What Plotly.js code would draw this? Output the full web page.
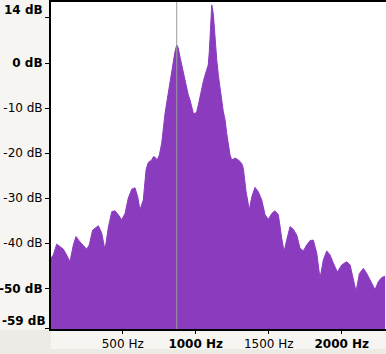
<!DOCTYPE html>
<html>
<head>
<meta charset="utf-8">
<script src="https://cdn.plot.ly/plotly-3.0.1.min.js"></script>
<style>html,body{margin:0;padding:0;background:#ecebe6;}#chart{width:386px;height:354px;}</style>
</head>
<body>
<div id="chart"></div>
<script>
// Spectrum values
const freqHz = [9,25,48,70,93,116,139,162,180,207,230,253,271,294,333,356,379,401,425,447,470,493,516,538,562,584,603,618,641,660,675,699,710,721,737,751,767,778,790,801,812,824,836,847,858,870,881,892,904,915,927,938,949,961,973,984,995,1007,1018,1029,1041,1052,1064,1075,1086,1093,1100,1110,1121,1132,1144,1155,1166,1178,1189,1201,1212,1223,1235,1247,1269,1292,1315,1326,1345,1367,1384,1406,1429,1452,1475,1497,1521,1543,1566,1589,1605,1623,1646,1668,1692,1714,1737,1760,1783,1805,1829,1851,1874,1897,1920,1942,1970,2000,2034,2057,2079,2098,2121,2148,2171,2205,2228,2251,2274,2297];
const levelDb = [-43.3,-42.6,-40.2,-40.8,-41.3,-42.6,-44.1,-40.4,-38.5,-39.7,-40.6,-41.3,-40.4,-37.1,-36.1,-37.7,-41.5,-36.6,-33.0,-32.8,-33.7,-34.8,-33.4,-30.0,-28.0,-27.7,-29.7,-32.6,-30.4,-23.7,-22.1,-21.5,-20.8,-20.9,-21.5,-20.4,-17.8,-13.8,-11.2,-8.9,-6.7,-4.1,-2.7,0.3,2.5,4.0,3.3,1.4,-0.4,-1.6,-3.8,-5.6,-7.1,-8.2,-10.1,-11.2,-11.2,-10.8,-9.3,-7.5,-5.6,-4.1,-2.7,-1.6,-0.4,2.5,7.3,12.9,10.7,5.1,0.7,-2.7,-6.0,-8.2,-10.8,-12.6,-15.6,-17.8,-20.4,-21.5,-21.1,-21.5,-22.3,-23.4,-28.6,-32.6,-29.7,-27.6,-28.6,-30.4,-33.7,-34.7,-33.4,-32.8,-33.7,-38.9,-41.9,-39.3,-36.3,-36.9,-38.2,-41.1,-41.7,-40.4,-39.4,-39.3,-42.2,-47.8,-43.7,-41.7,-42.6,-44.4,-46.4,-44.8,-44.1,-44.8,-47.8,-50.7,-46.7,-45.6,-46.7,-48.9,-50.3,-48.5,-47.6,-47.3];

const xTickVals = [500,1000,1500,2000];
const xTickText = ['500 Hz','<b>1000 Hz</b>','1500 Hz','<b>2000 Hz</b>'];
const yTickVals = [10,0,-10,-20,-30,-40,-50,-59];
const yTickText = ['','<b>0 dB</b>','-10 dB','-20 dB','-30 dB','-40 dB','<b>-50 dB</b>',''];
const cursorHz = 870;
const topLabel = '<b>14 dB</b>';
const bottomLabel = '<b>-59 dB</b>';

const X_RANGE = [9, 2303];
const Y_RANGE = [-59.03, 13.54];
const floorDb = freqHz.map(() => Y_RANGE[0] - 20);

const purple = '#8a3bbe';
const font = {family: 'DejaVu Sans', size: 12, color: '#000'};

const traces = [
  {x: freqHz, y: floorDb, mode: 'lines', line: {width: 0, color: purple}, hoverinfo: 'skip', showlegend: false},
  {x: freqHz, y: levelDb, mode: 'lines', fill: 'tonexty', fillcolor: purple,
   line: {width: 1, color: purple}, showlegend: false}
];

const layout = {
  width: 386, height: 354,
  margin: {l: 51, r: 0, t: 2, b: 25, pad: 0},
  paper_bgcolor: '#ecebe6',
  plot_bgcolor: '#ffffff',
  font: font,
  showlegend: false,
  xaxis: {
    range: X_RANGE, showgrid: false, zeroline: false,
    showline: true, mirror: true, linecolor: '#000', linewidth: 2,
    ticks: 'outside', ticklen: 3, tickcolor: '#000', tickwidth: 1,
    tickvals: xTickVals, ticktext: xTickText, tickfont: font
  },
  yaxis: {
    range: Y_RANGE, showgrid: false, zeroline: false,
    showline: true, linecolor: '#000', linewidth: 2,
    ticks: 'outside', ticklen: 4, tickcolor: '#000', tickwidth: 1,
    tickvals: yTickVals, ticktext: yTickText, tickfont: font
  },
  shapes: [
    {type: 'rect', xref: 'paper', yref: 'paper', x0: -51/335, x1: -2/335, y0: -1/327, y1: 1.01,
     fillcolor: '#f6f5f1', line: {width: 0}, layer: 'below'},
    {type: 'rect', xref: 'paper', yref: 'paper', x0: 0, x1: 1, y0: -20/327, y1: -1/327,
     fillcolor: '#f6f5f1', line: {width: 0}, layer: 'below'},
    {type: 'line', xref: 'x', yref: 'paper', x0: cursorHz, x1: cursorHz, y0: 0, y1: 1,
     line: {color: '#9a9a9a', width: 1}}
  ],
  annotations: [
    {text: topLabel, xref: 'paper', yref: 'y', x: 0, y: 11.8, xanchor: 'right', yanchor: 'middle',
     xshift: -7, borderpad: 0, showarrow: false, font: font},
    {text: bottomLabel, xref: 'paper', yref: 'y', x: -50/335, y: -57.3, xanchor: 'left', yanchor: 'middle',
     borderpad: 0, showarrow: false, font: font}
  ]
};

Plotly.newPlot('chart', traces, layout, {displayModeBar: false, staticPlot: true});
</script>
</body>
</html>
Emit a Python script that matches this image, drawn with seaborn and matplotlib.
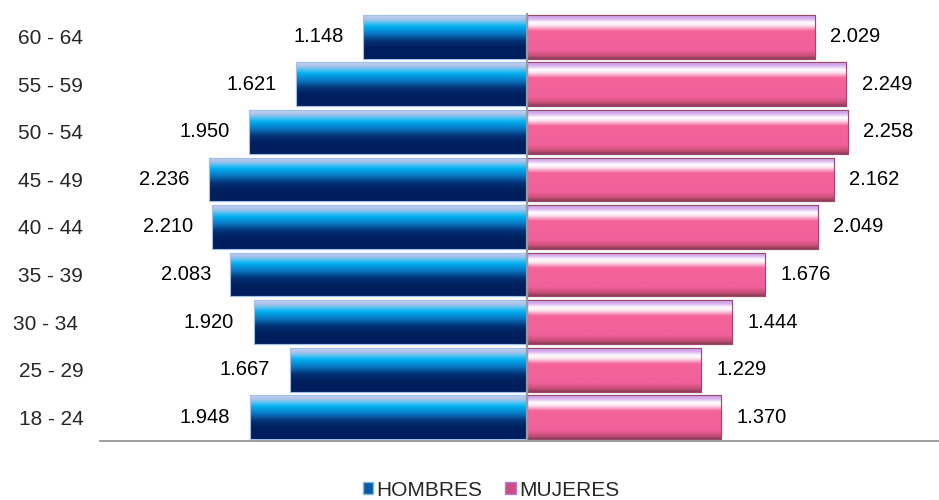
import numpy as np
import pandas as pd
import matplotlib
matplotlib.use("Agg")
import matplotlib.pyplot as plt
from matplotlib.colors import LinearSegmentedColormap
from matplotlib.patches import Patch
import seaborn as sns

grupos = ['60 - 64', '55 - 59', '50 - 54', '45 - 49', '40 - 44',
          '35 - 39', '30 - 34 ', '25 - 29', '18 - 24']
hombres = [1148, 1621, 1950, 2236, 2210, 2083, 1920, 1667, 1948]
mujeres = [2029, 2249, 2258, 2162, 2049, 1676, 1444, 1229, 1370]
series = ['HOMBRES', 'MUJERES']

sns.set_theme(style="white")
plt.rcParams['font.family'] = ['Liberation Sans', 'DejaVu Sans']

df = pd.DataFrame({
    'grupo': grupos * 2,
    'valor': [-v for v in hombres] + list(mujeres),
    'sexo': [series[0]] * len(grupos) + [series[1]] * len(grupos),
})

fig = plt.figure(figsize=(9.39, 5.0), dpi=100)
ax = fig.add_axes([100 / 939, 59 / 500, 839 / 939, 428 / 500])

sns.barplot(data=df, y='grupo', x='valor', hue='sexo', order=grupos,
            hue_order=series, dodge=False, width=0.92, orient='h',
            palette={'HOMBRES': '#0a3d85', 'MUJERES': '#f0649a'},
            ax=ax, legend=False, saturation=1)

blue_cmap = LinearSegmentedColormap.from_list('b', [
    (0.0, '#c3d2ee'), (0.10, '#a9c1ea'), (0.16, '#5fc4f2'), (0.26, '#00b0f0'),
    (0.42, '#0a78c4'), (0.58, '#03367a'), (0.72, '#002060'), (1.0, '#001d5c')])
pink_cmap = LinearSegmentedColormap.from_list('p', [
    (0.0, '#c89be6'), (0.08, '#d8b0ee'), (0.17, '#ffffff'), (0.24, '#fbe2ee'),
    (0.36, '#f4649a'), (0.80, '#f0609a'), (0.92, '#c85078'), (1.0, '#8a3a58')])
grad = np.linspace(0, 1, 256).reshape(-1, 1)

xlim = (-3000, 2900)
ylim = (len(grupos) - 0.5, -0.5)
for p in list(ax.patches):
    x0, y0 = p.get_x(), p.get_y()
    w, h = p.get_width(), p.get_height()
    if w == 0 or np.isnan(w):
        continue
    xa, xb = min(x0, x0 + w), max(x0, x0 + w)
    cmap = blue_cmap if w < 0 else pink_cmap
    im = ax.imshow(grad, cmap=cmap, aspect='auto', origin='upper',
                   extent=(xa, xb, y0 + h, y0), zorder=p.get_zorder() + 0.1,
                   interpolation='bilinear')
    im.set_clip_path(p)
    edge = '#9ec0ea' if w < 0 else '#9a4a6a'
    p.set_edgecolor(edge)
    p.set_linewidth(0.8)
    ax.add_patch(plt.Rectangle((xa, y0), xb - xa, h, fill=False,
                               edgecolor=edge, linewidth=0.8,
                               zorder=p.get_zorder() + 0.2))

ax.set_xlim(*xlim)
ax.set_ylim(*ylim)

def fmt(v):
    return f"{v:,}".replace(',', '.')

for i, (h_, m_) in enumerate(zip(hombres, mujeres)):
    ax.annotate(fmt(h_), xy=(-h_, i), xytext=(-14, 0), textcoords='offset points',
                ha='right', va='center', fontsize=14.5, color='black')
    ax.annotate(fmt(m_), xy=(m_, i), xytext=(11, 0), textcoords='offset points',
                ha='left', va='center', fontsize=14.5, color='black')

ax.axvline(0, color='#9a9a9a', linewidth=1.6, zorder=5)
ax.set_xticks([])
ax.set_xlabel('')
ax.set_ylabel('')
ax.tick_params(axis='y', length=0, pad=12, labelsize=15)
for s in ['top', 'right', 'left']:
    ax.spines[s].set_visible(False)
ax.spines['bottom'].set_color('#8c8c8c')
ax.spines['bottom'].set_linewidth(1.2)

handles = [Patch(facecolor='#0a5aa8', edgecolor='#7fb8ec'),
           Patch(facecolor='#d04a86', edgecolor='#b080d0')]
fig.legend(handles, series, loc='lower center', bbox_to_anchor=(0.523, -0.037),
           ncol=2, frameon=False, fontsize=15, handlelength=0.5,
           handleheight=0.5, handletextpad=0.15, columnspacing=1.1)

fig.savefig('out.png', dpi=100)
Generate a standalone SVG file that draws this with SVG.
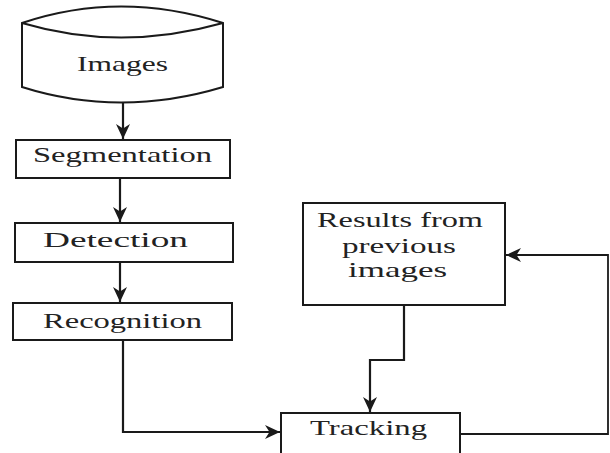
<svg xmlns="http://www.w3.org/2000/svg" width="610" height="453" viewBox="0 0 610 453">
<style>
.box{fill:#fff;stroke:#1a1a1a;stroke-width:2}
.lbl{font-family:"Liberation Serif","Times New Roman",serif;font-size:21px;fill:#222}
.conn{fill:none;stroke:#1a1a1a;stroke-width:2.2}
</style>
<defs>
<marker id="arr" markerUnits="userSpaceOnUse" markerWidth="16" markerHeight="16" refX="15" refY="8" orient="auto">
<path d="M0,1 L15,8 L0,15 L4.5,8 Z" fill="#1a1a1a"/>
</marker>
</defs>
<rect width="610" height="453" fill="#fff"/>
<g id="connectors">
<path class="conn" d="M123,102 L123,139" marker-end="url(#arr)"/>
<path class="conn" d="M120,178 L120,222" marker-end="url(#arr)"/>
<path class="conn" d="M120,262 L120,302" marker-end="url(#arr)"/>
<path class="conn" d="M123,340 L123,432 L280,432" marker-end="url(#arr)"/>
<path class="conn" d="M404,305 L404,360 L370,360 L370,412" marker-end="url(#arr)"/>
<path class="conn" d="M460,434 L608,434 L608,255 L506,255" marker-end="url(#arr)" style="stroke-width:1.8"/>
</g>
<g id="images">
<path class="box" d="M22,23 Q120,-10 223,23 L223,87 Q120,118 22,87 Z"/>
<path class="box" style="fill:none" d="M22,23 Q120,52 223,23"/>
<text class="lbl" x="77" y="71" textLength="91" lengthAdjust="spacingAndGlyphs">Images</text>
</g>
<g id="segmentation">
<rect class="box" x="16" y="140" width="214" height="38"/>
<text class="lbl" x="33" y="162" textLength="179" lengthAdjust="spacingAndGlyphs">Segmentation</text>
</g>
<g id="detection">
<rect class="box" x="15" y="223" width="218" height="39"/>
<text class="lbl" x="43" y="247" textLength="145" lengthAdjust="spacingAndGlyphs">Detection</text>
</g>
<g id="recognition">
<rect class="box" x="13" y="303" width="219" height="37"/>
<text class="lbl" x="43" y="328" textLength="159" lengthAdjust="spacingAndGlyphs">Recognition</text>
</g>
<g id="results">
<rect class="box" x="303" y="203" width="202" height="102"/>
<text class="lbl" x="317" y="227" textLength="166" lengthAdjust="spacingAndGlyphs">Results from</text>
<text class="lbl" x="342" y="253" textLength="114" lengthAdjust="spacingAndGlyphs">previous</text>
<text class="lbl" x="348" y="277" textLength="99" lengthAdjust="spacingAndGlyphs">images</text>
</g>
<g id="tracking">
<rect class="box" x="281" y="413" width="179" height="44"/>
<text class="lbl" x="310" y="435" textLength="117" lengthAdjust="spacingAndGlyphs">Tracking</text>
</g>
</svg>
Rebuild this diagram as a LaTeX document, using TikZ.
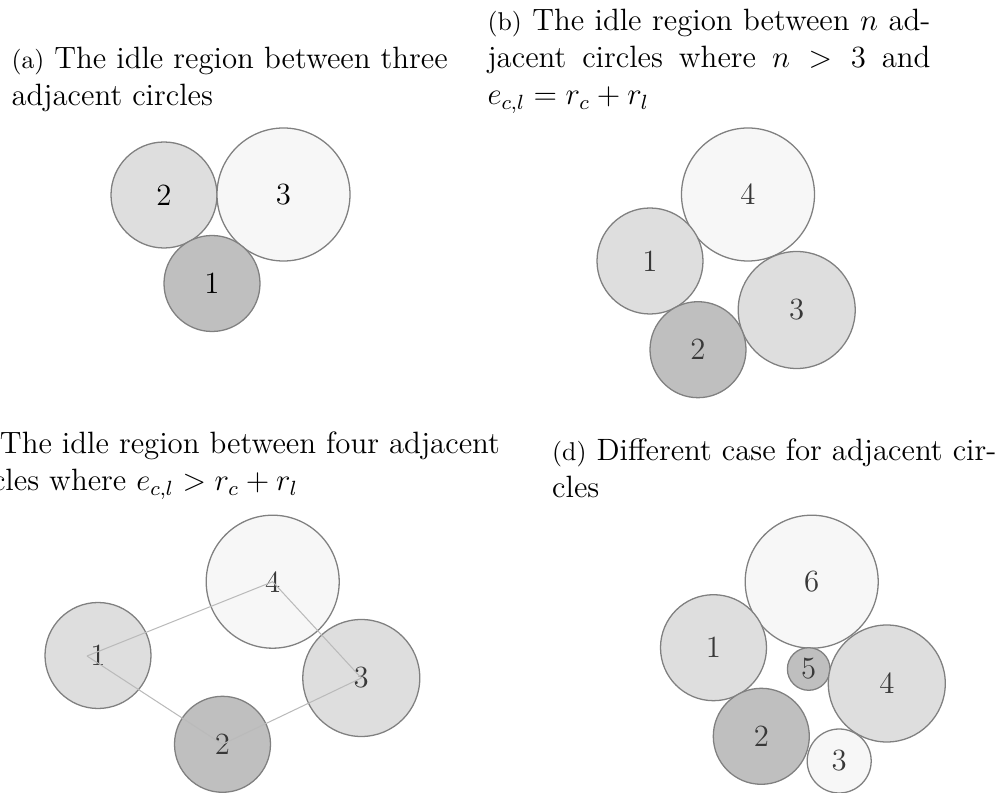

_What the exercise asks_
In the records above, find each line that holds the word "with"; copy all such lines.

_Response_
Emit a Python script that matches this image, drawn with seaborn and matplotlib.
Generate a standalone SVG file that draws this with SVG.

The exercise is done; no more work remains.